[Entries with chart source code]
**********
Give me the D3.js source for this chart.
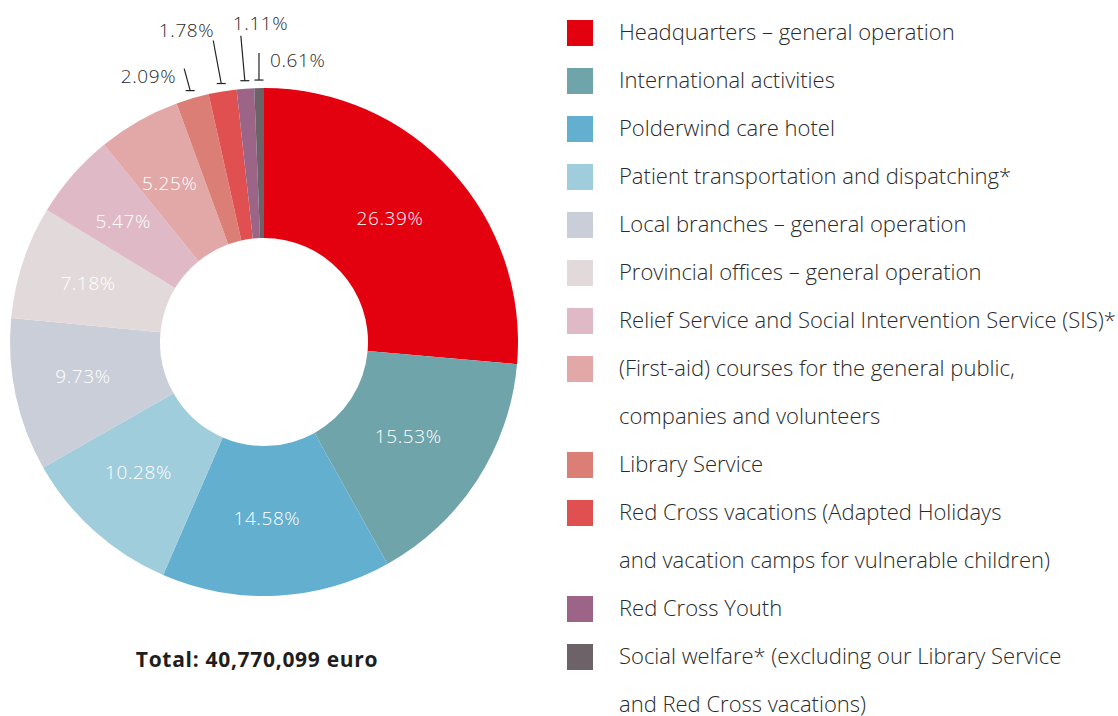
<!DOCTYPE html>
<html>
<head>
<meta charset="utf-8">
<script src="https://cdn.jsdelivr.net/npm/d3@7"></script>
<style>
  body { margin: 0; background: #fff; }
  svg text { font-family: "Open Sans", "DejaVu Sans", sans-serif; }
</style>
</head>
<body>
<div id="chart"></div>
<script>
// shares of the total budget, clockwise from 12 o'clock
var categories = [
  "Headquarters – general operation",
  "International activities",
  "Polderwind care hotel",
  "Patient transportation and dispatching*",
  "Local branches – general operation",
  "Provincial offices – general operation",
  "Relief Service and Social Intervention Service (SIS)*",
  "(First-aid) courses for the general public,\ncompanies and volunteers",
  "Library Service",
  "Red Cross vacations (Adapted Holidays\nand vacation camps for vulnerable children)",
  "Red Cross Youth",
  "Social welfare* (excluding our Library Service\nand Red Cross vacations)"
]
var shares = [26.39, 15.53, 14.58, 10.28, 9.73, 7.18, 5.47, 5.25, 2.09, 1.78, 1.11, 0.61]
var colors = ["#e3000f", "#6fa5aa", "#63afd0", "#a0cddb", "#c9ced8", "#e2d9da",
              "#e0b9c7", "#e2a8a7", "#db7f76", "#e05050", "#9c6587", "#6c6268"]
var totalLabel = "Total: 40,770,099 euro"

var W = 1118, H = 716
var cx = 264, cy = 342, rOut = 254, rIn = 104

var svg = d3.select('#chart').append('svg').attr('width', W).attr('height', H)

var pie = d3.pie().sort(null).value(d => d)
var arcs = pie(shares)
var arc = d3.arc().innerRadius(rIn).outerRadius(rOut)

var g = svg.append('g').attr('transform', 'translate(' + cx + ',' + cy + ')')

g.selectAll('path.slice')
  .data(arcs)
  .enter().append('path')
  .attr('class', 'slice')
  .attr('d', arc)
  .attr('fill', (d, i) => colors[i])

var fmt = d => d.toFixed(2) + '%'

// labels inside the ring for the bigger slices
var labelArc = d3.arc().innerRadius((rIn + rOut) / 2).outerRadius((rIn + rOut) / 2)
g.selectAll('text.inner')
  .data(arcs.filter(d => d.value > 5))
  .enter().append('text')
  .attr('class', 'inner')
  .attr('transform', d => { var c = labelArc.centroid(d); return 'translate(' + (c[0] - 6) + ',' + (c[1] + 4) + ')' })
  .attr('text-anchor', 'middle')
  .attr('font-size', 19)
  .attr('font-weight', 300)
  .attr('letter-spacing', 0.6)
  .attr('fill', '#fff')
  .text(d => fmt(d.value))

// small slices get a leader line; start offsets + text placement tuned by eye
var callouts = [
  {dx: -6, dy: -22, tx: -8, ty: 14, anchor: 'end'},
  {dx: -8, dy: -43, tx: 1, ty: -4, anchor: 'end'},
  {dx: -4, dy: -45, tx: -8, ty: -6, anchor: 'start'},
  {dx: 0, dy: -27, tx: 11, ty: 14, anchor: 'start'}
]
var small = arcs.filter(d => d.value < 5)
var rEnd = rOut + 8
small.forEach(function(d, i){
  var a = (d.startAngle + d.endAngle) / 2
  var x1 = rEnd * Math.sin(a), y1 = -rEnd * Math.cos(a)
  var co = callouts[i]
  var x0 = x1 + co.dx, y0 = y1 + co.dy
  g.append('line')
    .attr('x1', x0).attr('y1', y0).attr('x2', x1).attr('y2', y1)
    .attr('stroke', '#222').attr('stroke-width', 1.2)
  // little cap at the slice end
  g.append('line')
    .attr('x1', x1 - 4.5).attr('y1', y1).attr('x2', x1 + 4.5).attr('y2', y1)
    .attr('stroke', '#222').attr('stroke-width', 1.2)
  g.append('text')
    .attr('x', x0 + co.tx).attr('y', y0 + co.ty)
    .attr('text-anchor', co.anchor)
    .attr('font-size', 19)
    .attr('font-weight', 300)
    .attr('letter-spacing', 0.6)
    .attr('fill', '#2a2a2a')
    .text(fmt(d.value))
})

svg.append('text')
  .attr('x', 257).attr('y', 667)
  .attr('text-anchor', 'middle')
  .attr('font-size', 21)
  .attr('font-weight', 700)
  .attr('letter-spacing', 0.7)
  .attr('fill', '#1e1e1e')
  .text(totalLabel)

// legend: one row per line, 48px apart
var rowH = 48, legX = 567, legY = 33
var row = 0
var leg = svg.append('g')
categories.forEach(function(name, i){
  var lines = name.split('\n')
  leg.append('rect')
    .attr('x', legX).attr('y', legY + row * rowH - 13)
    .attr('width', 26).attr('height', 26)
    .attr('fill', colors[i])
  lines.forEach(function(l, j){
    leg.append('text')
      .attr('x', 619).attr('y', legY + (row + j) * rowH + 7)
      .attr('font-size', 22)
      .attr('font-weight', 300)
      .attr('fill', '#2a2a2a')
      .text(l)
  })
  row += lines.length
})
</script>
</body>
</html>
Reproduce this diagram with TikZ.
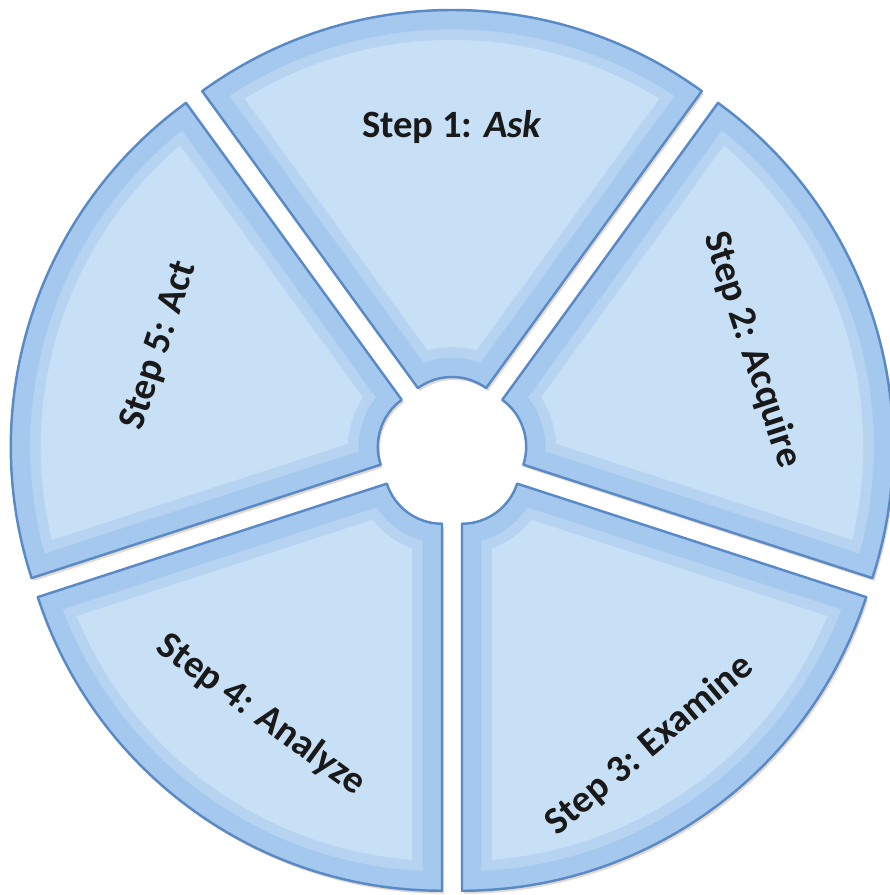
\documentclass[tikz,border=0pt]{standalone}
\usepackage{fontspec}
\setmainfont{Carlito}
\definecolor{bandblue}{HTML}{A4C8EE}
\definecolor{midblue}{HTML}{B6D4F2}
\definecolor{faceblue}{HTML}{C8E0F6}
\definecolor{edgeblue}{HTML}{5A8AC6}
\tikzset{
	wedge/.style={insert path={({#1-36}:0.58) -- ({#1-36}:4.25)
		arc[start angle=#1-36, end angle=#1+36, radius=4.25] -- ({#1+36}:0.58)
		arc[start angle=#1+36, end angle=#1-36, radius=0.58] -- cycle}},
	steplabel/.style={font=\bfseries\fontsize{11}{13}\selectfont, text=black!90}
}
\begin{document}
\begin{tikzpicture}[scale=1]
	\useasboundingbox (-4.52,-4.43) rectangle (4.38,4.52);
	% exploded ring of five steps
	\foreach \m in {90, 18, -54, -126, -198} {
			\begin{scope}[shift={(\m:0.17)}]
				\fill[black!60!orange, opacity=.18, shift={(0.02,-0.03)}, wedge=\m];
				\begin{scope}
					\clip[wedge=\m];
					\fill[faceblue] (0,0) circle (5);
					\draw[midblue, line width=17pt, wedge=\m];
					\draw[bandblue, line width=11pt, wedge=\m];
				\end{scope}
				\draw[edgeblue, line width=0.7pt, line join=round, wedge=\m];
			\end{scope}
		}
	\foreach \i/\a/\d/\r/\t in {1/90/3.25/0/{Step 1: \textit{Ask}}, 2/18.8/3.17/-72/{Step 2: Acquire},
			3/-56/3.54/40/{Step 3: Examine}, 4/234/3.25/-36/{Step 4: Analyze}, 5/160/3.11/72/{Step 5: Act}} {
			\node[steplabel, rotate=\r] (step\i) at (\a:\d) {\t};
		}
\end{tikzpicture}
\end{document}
**********
__STATED TASK__
From the first line above to the line containing "var fmt = d => d.toFixed(2) + '%'", repeat each line exactly. Pictures stay out.

__EXERCISE RESULT__
Give me the D3.js source for this chart.
<!DOCTYPE html>
<html>
<head>
<meta charset="utf-8">
<script src="https://cdn.jsdelivr.net/npm/d3@7"></script>
<style>
  body { margin: 0; background: #fff; }
  svg text { font-family: "Open Sans", "DejaVu Sans", sans-serif; }
</style>
</head>
<body>
<div id="chart"></div>
<script>
// shares of the total budget, clockwise from 12 o'clock
var categories = [
  "Headquarters – general operation",
  "International activities",
  "Polderwind care hotel",
  "Patient transportation and dispatching*",
  "Local branches – general operation",
  "Provincial offices – general operation",
  "Relief Service and Social Intervention Service (SIS)*",
  "(First-aid) courses for the general public,\ncompanies and volunteers",
  "Library Service",
  "Red Cross vacations (Adapted Holidays\nand vacation camps for vulnerable children)",
  "Red Cross Youth",
  "Social welfare* (excluding our Library Service\nand Red Cross vacations)"
]
var shares = [26.39, 15.53, 14.58, 10.28, 9.73, 7.18, 5.47, 5.25, 2.09, 1.78, 1.11, 0.61]
var colors = ["#e3000f", "#6fa5aa", "#63afd0", "#a0cddb", "#c9ced8", "#e2d9da",
              "#e0b9c7", "#e2a8a7", "#db7f76", "#e05050", "#9c6587", "#6c6268"]
var totalLabel = "Total: 40,770,099 euro"

var W = 1118, H = 716
var cx = 264, cy = 342, rOut = 254, rIn = 104

var svg = d3.select('#chart').append('svg').attr('width', W).attr('height', H)

var pie = d3.pie().sort(null).value(d => d)
var arcs = pie(shares)
var arc = d3.arc().innerRadius(rIn).outerRadius(rOut)

var g = svg.append('g').attr('transform', 'translate(' + cx + ',' + cy + ')')

g.selectAll('path.slice')
  .data(arcs)
  .enter().append('path')
  .attr('class', 'slice')
  .attr('d', arc)
  .attr('fill', (d, i) => colors[i])

var fmt = d => d.toFixed(2) + '%'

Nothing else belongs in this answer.